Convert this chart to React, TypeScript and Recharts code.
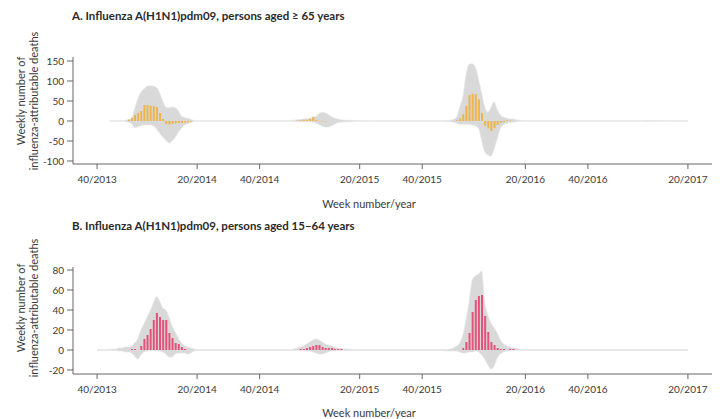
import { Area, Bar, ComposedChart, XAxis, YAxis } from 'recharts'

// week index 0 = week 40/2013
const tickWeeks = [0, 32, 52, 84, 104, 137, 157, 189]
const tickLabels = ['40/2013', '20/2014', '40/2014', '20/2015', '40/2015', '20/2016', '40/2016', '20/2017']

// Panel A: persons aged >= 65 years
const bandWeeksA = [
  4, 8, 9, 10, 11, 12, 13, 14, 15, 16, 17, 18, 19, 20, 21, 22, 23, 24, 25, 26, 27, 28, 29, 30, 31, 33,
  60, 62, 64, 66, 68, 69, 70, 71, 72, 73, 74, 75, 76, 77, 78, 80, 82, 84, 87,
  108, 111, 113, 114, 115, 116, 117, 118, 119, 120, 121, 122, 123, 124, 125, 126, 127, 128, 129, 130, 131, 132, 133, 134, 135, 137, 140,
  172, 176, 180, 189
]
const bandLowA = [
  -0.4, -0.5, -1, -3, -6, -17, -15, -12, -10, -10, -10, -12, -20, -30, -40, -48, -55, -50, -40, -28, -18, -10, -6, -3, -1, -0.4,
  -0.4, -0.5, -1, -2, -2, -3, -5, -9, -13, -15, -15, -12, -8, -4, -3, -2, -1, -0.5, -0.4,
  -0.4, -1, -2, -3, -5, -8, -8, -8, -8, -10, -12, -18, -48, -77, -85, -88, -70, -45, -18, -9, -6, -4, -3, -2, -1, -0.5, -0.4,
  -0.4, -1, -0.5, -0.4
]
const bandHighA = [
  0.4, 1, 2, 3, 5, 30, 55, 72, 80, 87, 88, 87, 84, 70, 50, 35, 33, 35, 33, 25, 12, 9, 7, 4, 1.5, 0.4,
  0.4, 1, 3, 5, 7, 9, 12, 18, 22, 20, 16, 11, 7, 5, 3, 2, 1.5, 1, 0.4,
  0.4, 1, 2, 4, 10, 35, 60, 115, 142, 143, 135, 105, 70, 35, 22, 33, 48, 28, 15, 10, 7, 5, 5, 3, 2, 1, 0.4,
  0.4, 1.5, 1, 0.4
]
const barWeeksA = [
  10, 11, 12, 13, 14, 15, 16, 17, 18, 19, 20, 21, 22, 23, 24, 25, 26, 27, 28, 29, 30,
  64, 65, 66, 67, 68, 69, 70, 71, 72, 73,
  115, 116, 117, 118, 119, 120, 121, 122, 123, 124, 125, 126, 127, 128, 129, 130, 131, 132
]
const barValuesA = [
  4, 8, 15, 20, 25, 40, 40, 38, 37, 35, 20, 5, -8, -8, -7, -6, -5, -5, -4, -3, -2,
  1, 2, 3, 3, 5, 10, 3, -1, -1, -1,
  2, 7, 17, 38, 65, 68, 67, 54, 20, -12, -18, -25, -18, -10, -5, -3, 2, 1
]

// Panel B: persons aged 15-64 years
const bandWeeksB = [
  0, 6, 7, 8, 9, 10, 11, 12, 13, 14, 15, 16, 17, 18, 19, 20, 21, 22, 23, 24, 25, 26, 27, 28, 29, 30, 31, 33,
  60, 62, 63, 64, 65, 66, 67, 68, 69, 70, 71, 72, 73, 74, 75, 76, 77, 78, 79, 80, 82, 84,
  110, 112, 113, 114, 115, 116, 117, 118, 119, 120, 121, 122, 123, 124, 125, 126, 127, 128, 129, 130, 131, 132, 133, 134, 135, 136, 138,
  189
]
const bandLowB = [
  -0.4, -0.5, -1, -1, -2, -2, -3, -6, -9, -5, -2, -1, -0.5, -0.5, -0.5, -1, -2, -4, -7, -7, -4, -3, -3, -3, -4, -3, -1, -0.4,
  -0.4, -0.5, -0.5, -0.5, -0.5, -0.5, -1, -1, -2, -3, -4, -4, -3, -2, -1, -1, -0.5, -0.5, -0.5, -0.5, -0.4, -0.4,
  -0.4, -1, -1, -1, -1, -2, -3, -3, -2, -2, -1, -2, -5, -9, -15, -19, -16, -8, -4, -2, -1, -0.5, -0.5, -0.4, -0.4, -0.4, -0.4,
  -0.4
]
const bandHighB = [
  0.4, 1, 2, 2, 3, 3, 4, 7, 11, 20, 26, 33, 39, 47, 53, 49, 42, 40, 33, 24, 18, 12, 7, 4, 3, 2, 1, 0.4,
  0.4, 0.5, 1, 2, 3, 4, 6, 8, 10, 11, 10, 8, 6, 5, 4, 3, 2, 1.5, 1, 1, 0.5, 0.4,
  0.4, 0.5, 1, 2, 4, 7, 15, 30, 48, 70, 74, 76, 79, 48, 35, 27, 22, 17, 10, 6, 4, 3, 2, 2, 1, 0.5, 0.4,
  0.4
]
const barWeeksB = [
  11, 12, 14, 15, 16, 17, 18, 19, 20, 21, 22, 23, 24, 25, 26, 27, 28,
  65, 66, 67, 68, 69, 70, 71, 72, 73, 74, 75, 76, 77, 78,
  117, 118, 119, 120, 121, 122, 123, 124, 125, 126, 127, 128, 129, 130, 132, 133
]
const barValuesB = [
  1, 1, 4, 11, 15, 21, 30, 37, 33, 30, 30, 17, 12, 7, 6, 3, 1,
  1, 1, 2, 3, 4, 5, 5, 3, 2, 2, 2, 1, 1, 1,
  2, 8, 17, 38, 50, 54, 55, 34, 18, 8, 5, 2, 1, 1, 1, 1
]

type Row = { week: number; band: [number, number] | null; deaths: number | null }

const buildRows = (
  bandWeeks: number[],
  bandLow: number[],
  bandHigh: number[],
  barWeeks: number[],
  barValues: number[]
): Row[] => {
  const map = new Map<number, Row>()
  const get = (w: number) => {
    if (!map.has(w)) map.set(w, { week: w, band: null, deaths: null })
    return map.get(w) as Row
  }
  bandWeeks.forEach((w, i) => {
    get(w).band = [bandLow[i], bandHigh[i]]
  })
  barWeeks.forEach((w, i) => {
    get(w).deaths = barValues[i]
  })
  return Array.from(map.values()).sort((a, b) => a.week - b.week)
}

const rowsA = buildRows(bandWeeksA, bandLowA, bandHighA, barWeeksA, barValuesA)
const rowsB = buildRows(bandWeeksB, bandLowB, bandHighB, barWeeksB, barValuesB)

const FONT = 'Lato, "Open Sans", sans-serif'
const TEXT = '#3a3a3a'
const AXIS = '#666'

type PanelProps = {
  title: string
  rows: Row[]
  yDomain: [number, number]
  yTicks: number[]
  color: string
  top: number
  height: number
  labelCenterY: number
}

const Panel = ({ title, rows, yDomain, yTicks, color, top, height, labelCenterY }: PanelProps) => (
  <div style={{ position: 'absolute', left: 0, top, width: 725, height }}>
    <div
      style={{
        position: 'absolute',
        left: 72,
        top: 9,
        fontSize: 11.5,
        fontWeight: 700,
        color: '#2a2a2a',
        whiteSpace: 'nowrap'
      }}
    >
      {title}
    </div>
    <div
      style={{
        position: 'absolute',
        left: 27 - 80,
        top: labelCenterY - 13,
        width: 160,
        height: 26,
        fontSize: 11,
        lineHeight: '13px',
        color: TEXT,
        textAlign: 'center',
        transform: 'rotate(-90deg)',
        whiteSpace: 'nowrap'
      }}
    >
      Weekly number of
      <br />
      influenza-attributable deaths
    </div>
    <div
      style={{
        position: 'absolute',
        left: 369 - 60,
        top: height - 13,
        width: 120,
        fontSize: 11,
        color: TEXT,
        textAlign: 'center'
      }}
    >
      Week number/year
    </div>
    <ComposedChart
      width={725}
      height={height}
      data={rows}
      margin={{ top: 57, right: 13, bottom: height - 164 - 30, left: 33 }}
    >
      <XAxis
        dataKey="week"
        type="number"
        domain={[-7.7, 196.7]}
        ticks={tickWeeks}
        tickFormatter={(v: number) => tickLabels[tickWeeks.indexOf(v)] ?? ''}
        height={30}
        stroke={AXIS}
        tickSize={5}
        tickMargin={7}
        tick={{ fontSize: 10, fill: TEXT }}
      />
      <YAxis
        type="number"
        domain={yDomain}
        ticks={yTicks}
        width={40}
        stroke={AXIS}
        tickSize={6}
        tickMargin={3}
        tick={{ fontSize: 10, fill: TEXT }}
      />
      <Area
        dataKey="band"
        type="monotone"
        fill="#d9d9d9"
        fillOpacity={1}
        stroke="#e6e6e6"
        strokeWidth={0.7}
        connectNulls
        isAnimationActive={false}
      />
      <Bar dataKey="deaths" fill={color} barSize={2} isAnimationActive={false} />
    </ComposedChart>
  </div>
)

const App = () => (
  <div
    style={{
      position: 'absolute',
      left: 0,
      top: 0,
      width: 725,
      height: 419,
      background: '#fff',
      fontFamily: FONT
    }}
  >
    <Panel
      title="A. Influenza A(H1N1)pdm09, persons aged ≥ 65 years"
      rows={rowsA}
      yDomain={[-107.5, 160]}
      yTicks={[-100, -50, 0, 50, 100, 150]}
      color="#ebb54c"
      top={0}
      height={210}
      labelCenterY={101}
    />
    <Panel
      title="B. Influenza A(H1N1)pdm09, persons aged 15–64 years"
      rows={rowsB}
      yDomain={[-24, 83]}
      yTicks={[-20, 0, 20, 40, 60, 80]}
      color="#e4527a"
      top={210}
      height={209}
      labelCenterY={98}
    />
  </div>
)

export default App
----
## [Aim]
Please reproduce the listing exactly from its opening line through the line that contains "ComposedChart, XAxis, YAxis", both included, with all pictures omitted.

## [Response for this exercise]
Convert this chart to React, TypeScript and Recharts code.
import { Area, Bar, ComposedChart, XAxis, YAxis } from 'recharts'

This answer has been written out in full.